III. TRINITARIAN THEOLOGY, ANCIENT AND MODERN
#13. The biggest change in modern trinitarian theology was one of scale: the most minimalist & modest of all doctrines became a Theory of Everything
The Trinity was a doctrine that developed slowly as a whole, but the Father-Son relation, the nature of the oneness and threeness of God, and the relation of the three to creation is significant early on. To say that it has become a Theory of Everything, following Barth and TF Torrance, is to say that if you are talking of the Christian God, all discussion must begin with a discussion of how the Trinity informs the ground and grammar of the discussion. If you are going to do a “theology” of anything, then it needs to be understood in the context of the living, dynamic life of God. This is not a God locked in a truth-statement, but is to say that we are to think and act as those who live in the context of the life of this God.
Whenever the Trinity is not everything in our theological discussion, we are starting in another place that will be foisted onto God—this is called idolatry. If the Triune God is set aside for a moment, we begin with human logic based in our own experience. This God is more than a Theory of Everything; this is the Creator, Redeemer, and Sustainer of the Universe. Our thinking must begin with this God, even to do natural science, as T.F. Torrance argued. If we are to do theological science, the Trinity is the framework in which this project begins, proceeds, and ends. We need to get past theories being an end, and move to an active life within the life of the Trinity as participants of God’s grace and missional love.
#14. Ancients: it’s the key to scripture (which in turn shapes practice). Moderns: it’s the key to practice (even though it’s not scriptural)
In the ancient world, the life of Christ in the context of many religious cultures meant that a deep clarifying needed to occur. Answering the questions of who Jesus is and how He revealed the Triune God were critical in reading the received texts, establishing creeds to unify and clarify, and to call people to the true God in the face of the competition. Church leaders—not professional academics—shaped the doctrine.

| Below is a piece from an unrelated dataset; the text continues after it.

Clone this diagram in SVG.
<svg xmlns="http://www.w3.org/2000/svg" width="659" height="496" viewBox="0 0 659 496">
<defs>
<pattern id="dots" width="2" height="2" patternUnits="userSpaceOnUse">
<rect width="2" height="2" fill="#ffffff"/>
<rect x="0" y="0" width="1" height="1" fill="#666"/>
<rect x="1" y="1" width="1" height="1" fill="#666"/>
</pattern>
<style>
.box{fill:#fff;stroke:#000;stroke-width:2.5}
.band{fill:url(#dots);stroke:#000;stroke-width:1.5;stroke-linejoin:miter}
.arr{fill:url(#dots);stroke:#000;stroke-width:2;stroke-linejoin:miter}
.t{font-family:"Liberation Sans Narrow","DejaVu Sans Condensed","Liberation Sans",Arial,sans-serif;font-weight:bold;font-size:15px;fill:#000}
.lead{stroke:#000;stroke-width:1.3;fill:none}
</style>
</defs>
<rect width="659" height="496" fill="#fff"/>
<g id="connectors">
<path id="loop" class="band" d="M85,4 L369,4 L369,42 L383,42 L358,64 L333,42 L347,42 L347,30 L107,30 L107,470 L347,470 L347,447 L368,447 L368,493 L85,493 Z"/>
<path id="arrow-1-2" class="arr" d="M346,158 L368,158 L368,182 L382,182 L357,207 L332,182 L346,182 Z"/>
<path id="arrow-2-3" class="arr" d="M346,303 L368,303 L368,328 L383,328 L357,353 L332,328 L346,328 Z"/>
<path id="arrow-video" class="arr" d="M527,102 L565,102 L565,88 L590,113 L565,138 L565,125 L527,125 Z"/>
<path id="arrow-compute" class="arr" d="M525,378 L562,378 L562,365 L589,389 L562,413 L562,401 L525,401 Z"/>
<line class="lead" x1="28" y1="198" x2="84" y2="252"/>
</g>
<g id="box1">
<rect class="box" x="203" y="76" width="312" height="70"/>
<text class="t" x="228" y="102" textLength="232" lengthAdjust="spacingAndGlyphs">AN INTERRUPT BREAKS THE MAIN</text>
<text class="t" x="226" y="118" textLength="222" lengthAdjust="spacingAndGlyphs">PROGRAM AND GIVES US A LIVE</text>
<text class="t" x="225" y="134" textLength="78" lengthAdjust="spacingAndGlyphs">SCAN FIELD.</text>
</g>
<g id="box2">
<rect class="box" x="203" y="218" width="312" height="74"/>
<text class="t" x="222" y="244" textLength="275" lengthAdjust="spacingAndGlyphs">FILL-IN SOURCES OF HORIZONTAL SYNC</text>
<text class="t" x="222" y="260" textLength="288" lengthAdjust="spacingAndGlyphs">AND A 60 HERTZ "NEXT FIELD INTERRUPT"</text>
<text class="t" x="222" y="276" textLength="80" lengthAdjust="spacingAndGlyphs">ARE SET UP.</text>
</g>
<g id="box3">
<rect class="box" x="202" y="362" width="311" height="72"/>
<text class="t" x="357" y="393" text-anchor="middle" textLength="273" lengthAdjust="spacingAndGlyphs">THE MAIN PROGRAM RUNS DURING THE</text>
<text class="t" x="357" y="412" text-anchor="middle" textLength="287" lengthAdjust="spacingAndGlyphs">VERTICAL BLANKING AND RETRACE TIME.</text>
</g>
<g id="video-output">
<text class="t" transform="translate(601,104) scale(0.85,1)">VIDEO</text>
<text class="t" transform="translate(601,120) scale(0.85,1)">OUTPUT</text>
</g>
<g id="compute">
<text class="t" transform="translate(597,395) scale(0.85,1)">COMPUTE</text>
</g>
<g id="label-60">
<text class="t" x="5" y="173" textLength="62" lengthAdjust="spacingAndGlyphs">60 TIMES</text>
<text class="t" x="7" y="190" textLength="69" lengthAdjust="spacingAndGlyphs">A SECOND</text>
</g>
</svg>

In the Trinitarian revival, there was a recognition that the Trinity had become an appendix to theology, the role of the human in faith was a self-focused process, and the church had become too much of a business. In rediscovering the Trinity, God was again made the primary concern for the witnessing life of the Church and in discovering what it means to live as the beloved of this Divine Family. Practice is important, but the best of modern Trinitarian theologians know to begin with God, but not stop there. We still have a long way to go for the theology of the church to actually be taught and believed by people who merely want God to make their lives better. We have become focused on being therapeutic, instead of coming to know the Great Healer. We have focused on defining and enforcing moral parameters for Christians (and the world) and not allowed the love of God to transform the grateful and responsive life of faithful love lived in relation to God. We still have a Deist God who is above and beyond most churches instead of the Triune God who is present in the service to speak an word by the Spirit, bringing the Living Word to lead and bring us to share the life of the Abba. We have a long way to go before practices flow from restored relationships to the Trinity and not some models that are vaguely based on relational ideas. But in the end, when we encounter the Mystery of the Trinity, the practice of life and church will change because it is not about our success any more.

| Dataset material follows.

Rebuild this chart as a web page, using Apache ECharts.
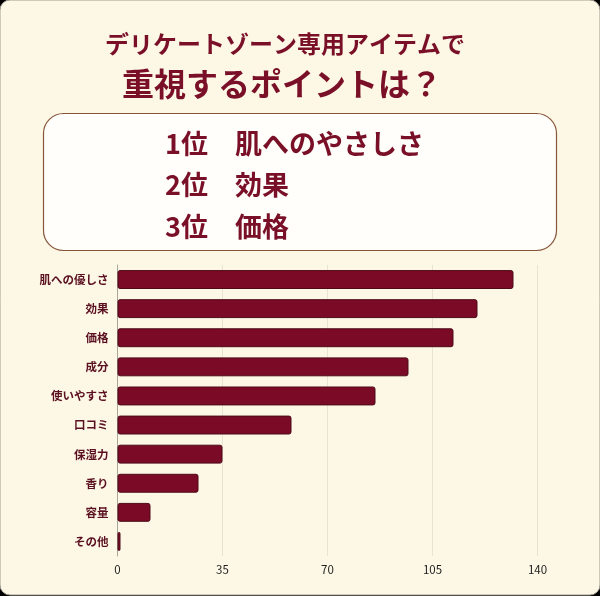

#15. Ancients: the choice of words is easy & their meaning is restricted. Moderns: the meaning of words is vast & the choice is impossible
Words always need to be explained in context. Words are the lifeblood of communication and we need to clarify for the other how our words connect to reality. The best words are those that convey a sense of the other that connects us and attunes us to life together. The ancients’ use of words was not easy—homoousia vs. homoiousia is significant: Is the Son like the Father or one with the Father? It matters and had to be debated. Even so, the nature of the oneness is not simple or restricted to discussion on what perichoresis might provide as a word to say so that the distinctiveness could be seen in a mutual indwelling in the space of the other—and that still has a ton of mystery to be left undefined.

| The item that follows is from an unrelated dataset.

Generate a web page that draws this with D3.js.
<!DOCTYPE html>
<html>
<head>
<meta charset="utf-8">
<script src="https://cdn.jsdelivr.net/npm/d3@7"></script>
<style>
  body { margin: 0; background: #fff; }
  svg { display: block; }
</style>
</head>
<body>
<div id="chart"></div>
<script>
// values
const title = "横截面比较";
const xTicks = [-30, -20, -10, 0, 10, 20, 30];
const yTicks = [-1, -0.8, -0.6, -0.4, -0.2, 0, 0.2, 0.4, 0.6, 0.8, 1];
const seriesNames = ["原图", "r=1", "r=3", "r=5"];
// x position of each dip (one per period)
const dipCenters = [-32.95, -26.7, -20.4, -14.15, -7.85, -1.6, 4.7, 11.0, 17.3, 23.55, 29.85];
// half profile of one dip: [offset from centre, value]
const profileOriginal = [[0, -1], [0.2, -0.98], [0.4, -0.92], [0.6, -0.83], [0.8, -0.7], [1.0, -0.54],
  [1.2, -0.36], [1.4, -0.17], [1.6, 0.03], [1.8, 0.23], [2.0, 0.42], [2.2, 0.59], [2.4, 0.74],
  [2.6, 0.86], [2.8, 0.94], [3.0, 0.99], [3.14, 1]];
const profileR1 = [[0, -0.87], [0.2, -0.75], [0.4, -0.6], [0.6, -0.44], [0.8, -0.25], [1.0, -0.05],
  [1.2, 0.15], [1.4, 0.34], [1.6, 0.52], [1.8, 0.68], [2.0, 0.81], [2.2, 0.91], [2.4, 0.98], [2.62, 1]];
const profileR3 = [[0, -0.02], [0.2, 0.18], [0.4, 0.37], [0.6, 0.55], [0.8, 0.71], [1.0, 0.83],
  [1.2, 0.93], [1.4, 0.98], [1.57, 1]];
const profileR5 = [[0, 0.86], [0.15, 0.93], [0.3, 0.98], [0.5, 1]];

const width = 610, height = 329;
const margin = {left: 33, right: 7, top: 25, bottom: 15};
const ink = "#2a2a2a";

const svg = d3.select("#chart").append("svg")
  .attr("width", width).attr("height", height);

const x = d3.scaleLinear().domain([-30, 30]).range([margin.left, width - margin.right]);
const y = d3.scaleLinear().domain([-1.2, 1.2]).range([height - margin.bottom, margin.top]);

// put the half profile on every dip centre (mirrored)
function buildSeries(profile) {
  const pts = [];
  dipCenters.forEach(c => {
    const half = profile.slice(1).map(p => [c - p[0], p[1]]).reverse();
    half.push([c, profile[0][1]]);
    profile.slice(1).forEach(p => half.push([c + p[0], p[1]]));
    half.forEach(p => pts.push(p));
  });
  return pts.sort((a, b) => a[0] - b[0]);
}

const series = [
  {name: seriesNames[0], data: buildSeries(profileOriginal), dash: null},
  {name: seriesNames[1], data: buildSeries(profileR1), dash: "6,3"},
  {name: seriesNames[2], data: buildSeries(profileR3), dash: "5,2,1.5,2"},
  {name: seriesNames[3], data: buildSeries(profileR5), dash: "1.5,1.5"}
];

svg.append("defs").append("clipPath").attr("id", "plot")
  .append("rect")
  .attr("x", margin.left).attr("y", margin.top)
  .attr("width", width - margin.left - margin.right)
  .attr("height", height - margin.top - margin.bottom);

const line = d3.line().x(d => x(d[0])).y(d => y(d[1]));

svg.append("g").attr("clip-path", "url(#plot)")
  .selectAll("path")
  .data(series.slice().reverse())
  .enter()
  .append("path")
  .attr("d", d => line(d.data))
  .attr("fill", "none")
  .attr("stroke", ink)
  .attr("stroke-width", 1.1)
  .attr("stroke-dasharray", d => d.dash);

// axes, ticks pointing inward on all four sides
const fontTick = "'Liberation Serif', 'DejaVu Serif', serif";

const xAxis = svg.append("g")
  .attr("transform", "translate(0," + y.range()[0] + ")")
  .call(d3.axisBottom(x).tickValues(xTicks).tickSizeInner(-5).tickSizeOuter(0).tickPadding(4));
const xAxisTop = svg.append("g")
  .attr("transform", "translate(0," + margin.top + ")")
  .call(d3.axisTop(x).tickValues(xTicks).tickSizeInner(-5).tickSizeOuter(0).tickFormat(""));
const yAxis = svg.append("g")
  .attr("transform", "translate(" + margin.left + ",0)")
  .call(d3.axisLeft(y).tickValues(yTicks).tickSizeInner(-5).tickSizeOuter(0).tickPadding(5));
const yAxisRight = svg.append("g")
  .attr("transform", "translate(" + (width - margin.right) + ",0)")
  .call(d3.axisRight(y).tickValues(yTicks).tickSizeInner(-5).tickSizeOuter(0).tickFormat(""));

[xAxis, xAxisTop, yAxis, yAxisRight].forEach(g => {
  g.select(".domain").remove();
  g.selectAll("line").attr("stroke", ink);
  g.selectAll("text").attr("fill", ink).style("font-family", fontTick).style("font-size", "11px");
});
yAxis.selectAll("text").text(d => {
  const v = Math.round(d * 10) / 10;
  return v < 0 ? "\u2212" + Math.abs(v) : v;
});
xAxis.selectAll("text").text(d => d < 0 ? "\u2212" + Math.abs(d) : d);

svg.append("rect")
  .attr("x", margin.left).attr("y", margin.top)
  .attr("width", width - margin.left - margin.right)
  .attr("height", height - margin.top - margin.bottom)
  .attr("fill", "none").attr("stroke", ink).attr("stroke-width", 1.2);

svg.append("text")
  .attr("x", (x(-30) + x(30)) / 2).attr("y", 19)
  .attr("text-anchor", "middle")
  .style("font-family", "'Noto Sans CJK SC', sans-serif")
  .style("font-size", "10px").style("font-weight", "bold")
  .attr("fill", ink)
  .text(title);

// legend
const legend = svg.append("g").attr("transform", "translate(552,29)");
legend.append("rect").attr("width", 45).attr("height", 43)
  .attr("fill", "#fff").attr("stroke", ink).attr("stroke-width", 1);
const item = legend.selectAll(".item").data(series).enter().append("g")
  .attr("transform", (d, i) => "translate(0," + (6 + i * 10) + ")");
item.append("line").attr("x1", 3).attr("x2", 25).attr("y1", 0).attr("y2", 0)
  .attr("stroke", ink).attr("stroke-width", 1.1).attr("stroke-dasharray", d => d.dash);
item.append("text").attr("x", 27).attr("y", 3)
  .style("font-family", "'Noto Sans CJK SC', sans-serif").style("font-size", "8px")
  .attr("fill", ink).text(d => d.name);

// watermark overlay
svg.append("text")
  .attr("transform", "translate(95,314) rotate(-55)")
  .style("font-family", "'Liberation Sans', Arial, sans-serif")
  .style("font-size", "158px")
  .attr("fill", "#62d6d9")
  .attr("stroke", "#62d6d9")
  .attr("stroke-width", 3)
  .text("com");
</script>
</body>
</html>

We have not left the ancient words. We still need to create new words if we can discover better ways to articulate what the Bible is saying and to speak it to this generation. I have introduced the word koinonarchy as a word that includes the koinonia—shared life of God, and archy—the concept of rule. This means that the ideal of the love of the three Persons of the Trinity may not be hierarchical or even egalitarian. Maybe their life of love also shapes the uniqueness of the acts of each but lived from an inseparable unity. We can do the hard work of limiting the use of our words and hold them lightly until we find a better set of terms. This is the method of good science—the words are open to discovery as we are transformed by what we encounter. Thus, we need to have better conversations of discovery and learn to choose to name the impossible and let reality keep opening up. Language will only ever be a tool to help us grow in our relation to what and who is other than us. We need to do this discovering in community and with joy and freedom as we are met by the God who wants to be known and makes that possible by the Spirit through the Son who shows us His Father’s heart.